═════ Data excerpt

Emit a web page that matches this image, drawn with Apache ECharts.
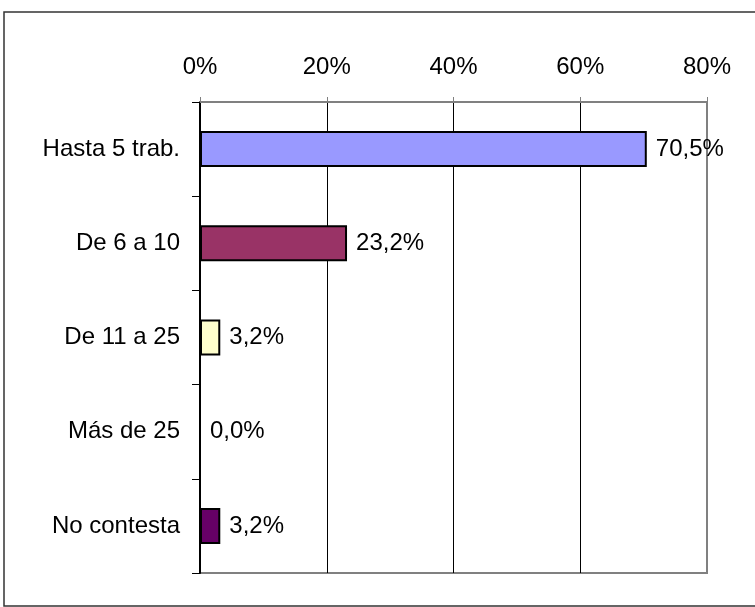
<!DOCTYPE html>
<html>
<head>
<meta charset="utf-8">
<script src="https://cdn.jsdelivr.net/npm/echarts@6/dist/echarts.min.js"></script>
<style>
  html, body { margin: 0; padding: 0; background: #fff; }
  #main { width: 755px; height: 607px; }
</style>
</head>
<body>
<div id="main"></div>
<script>
// datos
var categorias = ['Hasta 5 trab.', 'De 6 a 10', 'De 11 a 25', 'Más de 25', 'No contesta'];
var valores = [70.5, 23.2, 3.2, 0.0, 3.2];
var colores = ['#9999FF', '#993366', '#FFFFCC', '#CCFFFF', '#660066'];
var ticksX = [0, 20, 40, 60, 80];

var fmt = function (v) {
    return v.toFixed(1).replace('.', ',') + '%';
};

var myChart = echarts.init(document.getElementById('main'));

var option = {
    backgroundColor: '#fff',
    animation: false,
    textStyle: { fontFamily: 'Liberation Sans, Arial, sans-serif' },
    graphic: [{
        type: 'rect',
        shape: { x: 4, y: 12, width: 770, height: 594 },
        style: { fill: 'none', stroke: '#333', lineWidth: 1.5 },
        silent: true
    }],
    grid: {
        left: 200,
        right: 48,
        top: 102,
        bottom: 34,
        show: true,
        borderColor: '#808080',
        borderWidth: 2
    },
    xAxis: {
        type: 'value',
        position: 'top',
        min: ticksX[0],
        max: ticksX[ticksX.length - 1],
        interval: 20,
        axisLine: { show: true, lineStyle: { color: '#808080', width: 2 } },
        axisTick: { show: true, inside: false, length: 5, lineStyle: { color: '#808080', width: 1 } },
        axisLabel: {
            color: '#000',
            fontSize: 24,
            margin: 23,
            formatter: function (v) { return v + '%'; }
        },
        splitLine: {
            show: true,
            lineStyle: { color: ['#000', '#000', '#000', '#000', '#808080'], width: 1 }
        }
    },
    yAxis: {
        type: 'category',
        inverse: true,
        data: categorias,
        axisLine: { show: true, lineStyle: { color: '#000', width: 2 } },
        axisTick: { show: true, inside: false, length: 8, lineStyle: { color: '#000', width: 1 } },
        axisLabel: { color: '#000', fontSize: 24, margin: 20 },
        splitLine: { show: false }
    },
    series: [{
        type: 'bar',
        barWidth: 36,
        data: valores.map(function (v, i) {
            return {
                value: v,
                itemStyle: { color: colores[i], borderColor: '#000', borderWidth: 2 }
            };
        }),
        label: {
            show: true,
            position: 'right',
            distance: 9,
            color: '#000',
            fontSize: 24,
            formatter: function (p) { return fmt(p.value); }
        }
    }]
};

myChart.setOption(option);
</script>
</body>
</html>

══════════

**Your task**
Print the listing above in full, exactly as written. Omit any pictures.

**Answer to the exercise**
Emit a web page that matches this image, drawn with Apache ECharts.
<!DOCTYPE html>
<html>
<head>
<meta charset="utf-8">
<script src="https://cdn.jsdelivr.net/npm/echarts@6/dist/echarts.min.js"></script>
<style>
  html, body { margin: 0; padding: 0; background: #fff; }
  #main { width: 755px; height: 607px; }
</style>
</head>
<body>
<div id="main"></div>
<script>
// datos
var categorias = ['Hasta 5 trab.', 'De 6 a 10', 'De 11 a 25', 'Más de 25', 'No contesta'];
var valores = [70.5, 23.2, 3.2, 0.0, 3.2];
var colores = ['#9999FF', '#993366', '#FFFFCC', '#CCFFFF', '#660066'];
var ticksX = [0, 20, 40, 60, 80];

var fmt = function (v) {
    return v.toFixed(1).replace('.', ',') + '%';
};

var myChart = echarts.init(document.getElementById('main'));

var option = {
    backgroundColor: '#fff',
    animation: false,
    textStyle: { fontFamily: 'Liberation Sans, Arial, sans-serif' },
    graphic: [{
        type: 'rect',
        shape: { x: 4, y: 12, width: 770, height: 594 },
        style: { fill: 'none', stroke: '#333', lineWidth: 1.5 },
        silent: true
    }],
    grid: {
        left: 200,
        right: 48,
        top: 102,
        bottom: 34,
        show: true,
        borderColor: '#808080',
        borderWidth: 2
    },
    xAxis: {
        type: 'value',
        position: 'top',
        min: ticksX[0],
        max: ticksX[ticksX.length - 1],
        interval: 20,
        axisLine: { show: true, lineStyle: { color: '#808080', width: 2 } },
        axisTick: { show: true, inside: false, length: 5, lineStyle: { color: '#808080', width: 1 } },
        axisLabel: {
            color: '#000',
            fontSize: 24,
            margin: 23,
            formatter: function (v) { return v + '%'; }
        },
        splitLine: {
            show: true,
            lineStyle: { color: ['#000', '#000', '#000', '#000', '#808080'], width: 1 }
        }
    },
    yAxis: {
        type: 'category',
        inverse: true,
        data: categorias,
        axisLine: { show: true, lineStyle: { color: '#000', width: 2 } },
        axisTick: { show: true, inside: false, length: 8, lineStyle: { color: '#000', width: 1 } },
        axisLabel: { color: '#000', fontSize: 24, margin: 20 },
        splitLine: { show: false }
    },
    series: [{
        type: 'bar',
        barWidth: 36,
        data: valores.map(function (v, i) {
            return {
                value: v,
                itemStyle: { color: colores[i], borderColor: '#000', borderWidth: 2 }
            };
        }),
        label: {
            show: true,
            position: 'right',
            distance: 9,
            color: '#000',
            fontSize: 24,
            formatter: function (p) { return fmt(p.value); }
        }
    }]
};

myChart.setOption(option);
</script>
</body>
</html>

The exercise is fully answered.